** begin RAW DATA **

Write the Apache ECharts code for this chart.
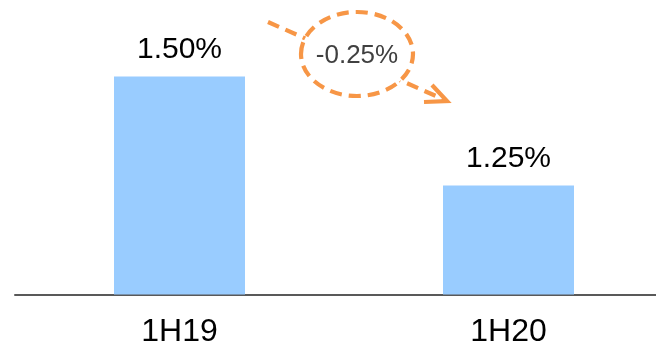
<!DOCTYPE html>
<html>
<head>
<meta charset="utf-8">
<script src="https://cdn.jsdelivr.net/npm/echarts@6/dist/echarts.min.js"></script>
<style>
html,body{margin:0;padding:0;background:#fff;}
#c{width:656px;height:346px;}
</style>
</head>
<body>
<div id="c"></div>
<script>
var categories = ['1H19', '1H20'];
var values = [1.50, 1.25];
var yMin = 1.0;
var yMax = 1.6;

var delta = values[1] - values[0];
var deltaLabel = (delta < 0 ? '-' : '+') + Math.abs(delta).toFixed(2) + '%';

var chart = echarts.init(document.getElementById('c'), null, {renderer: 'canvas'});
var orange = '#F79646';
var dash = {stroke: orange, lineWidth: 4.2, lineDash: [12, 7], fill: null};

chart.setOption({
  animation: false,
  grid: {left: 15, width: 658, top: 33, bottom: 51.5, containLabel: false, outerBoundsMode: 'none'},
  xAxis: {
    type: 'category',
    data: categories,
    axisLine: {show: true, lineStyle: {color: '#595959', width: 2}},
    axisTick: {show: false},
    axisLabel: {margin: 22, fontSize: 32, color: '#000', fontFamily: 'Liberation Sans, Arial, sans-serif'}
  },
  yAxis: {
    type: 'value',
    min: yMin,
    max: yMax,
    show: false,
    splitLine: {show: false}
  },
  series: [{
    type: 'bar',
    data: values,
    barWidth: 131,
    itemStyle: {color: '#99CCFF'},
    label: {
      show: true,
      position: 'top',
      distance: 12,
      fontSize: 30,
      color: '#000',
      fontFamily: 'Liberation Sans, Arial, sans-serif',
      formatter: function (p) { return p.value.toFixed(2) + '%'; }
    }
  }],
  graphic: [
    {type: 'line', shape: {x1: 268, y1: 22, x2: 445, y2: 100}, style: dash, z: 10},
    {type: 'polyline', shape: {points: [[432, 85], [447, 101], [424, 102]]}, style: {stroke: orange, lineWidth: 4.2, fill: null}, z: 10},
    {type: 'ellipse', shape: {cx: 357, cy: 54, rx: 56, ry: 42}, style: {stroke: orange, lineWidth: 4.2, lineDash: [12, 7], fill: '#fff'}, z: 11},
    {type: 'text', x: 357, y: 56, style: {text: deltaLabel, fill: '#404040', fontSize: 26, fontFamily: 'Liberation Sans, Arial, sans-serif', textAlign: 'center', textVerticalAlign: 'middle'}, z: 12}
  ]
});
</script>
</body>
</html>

** end RAW DATA **

▸ TO BE DONE:
Give the data above again in full and unchanged, skipping the pictures.

▸ FINAL RESULT:
Write the Apache ECharts code for this chart.
<!DOCTYPE html>
<html>
<head>
<meta charset="utf-8">
<script src="https://cdn.jsdelivr.net/npm/echarts@6/dist/echarts.min.js"></script>
<style>
html,body{margin:0;padding:0;background:#fff;}
#c{width:656px;height:346px;}
</style>
</head>
<body>
<div id="c"></div>
<script>
var categories = ['1H19', '1H20'];
var values = [1.50, 1.25];
var yMin = 1.0;
var yMax = 1.6;

var delta = values[1] - values[0];
var deltaLabel = (delta < 0 ? '-' : '+') + Math.abs(delta).toFixed(2) + '%';

var chart = echarts.init(document.getElementById('c'), null, {renderer: 'canvas'});
var orange = '#F79646';
var dash = {stroke: orange, lineWidth: 4.2, lineDash: [12, 7], fill: null};

chart.setOption({
  animation: false,
  grid: {left: 15, width: 658, top: 33, bottom: 51.5, containLabel: false, outerBoundsMode: 'none'},
  xAxis: {
    type: 'category',
    data: categories,
    axisLine: {show: true, lineStyle: {color: '#595959', width: 2}},
    axisTick: {show: false},
    axisLabel: {margin: 22, fontSize: 32, color: '#000', fontFamily: 'Liberation Sans, Arial, sans-serif'}
  },
  yAxis: {
    type: 'value',
    min: yMin,
    max: yMax,
    show: false,
    splitLine: {show: false}
  },
  series: [{
    type: 'bar',
    data: values,
    barWidth: 131,
    itemStyle: {color: '#99CCFF'},
    label: {
      show: true,
      position: 'top',
      distance: 12,
      fontSize: 30,
      color: '#000',
      fontFamily: 'Liberation Sans, Arial, sans-serif',
      formatter: function (p) { return p.value.toFixed(2) + '%'; }
    }
  }],
  graphic: [
    {type: 'line', shape: {x1: 268, y1: 22, x2: 445, y2: 100}, style: dash, z: 10},
    {type: 'polyline', shape: {points: [[432, 85], [447, 101], [424, 102]]}, style: {stroke: orange, lineWidth: 4.2, fill: null}, z: 10},
    {type: 'ellipse', shape: {cx: 357, cy: 54, rx: 56, ry: 42}, style: {stroke: orange, lineWidth: 4.2, lineDash: [12, 7], fill: '#fff'}, z: 11},
    {type: 'text', x: 357, y: 56, style: {text: deltaLabel, fill: '#404040', fontSize: 26, fontFamily: 'Liberation Sans, Arial, sans-serif', textAlign: 'center', textVerticalAlign: 'middle'}, z: 12}
  ]
});
</script>
</body>
</html>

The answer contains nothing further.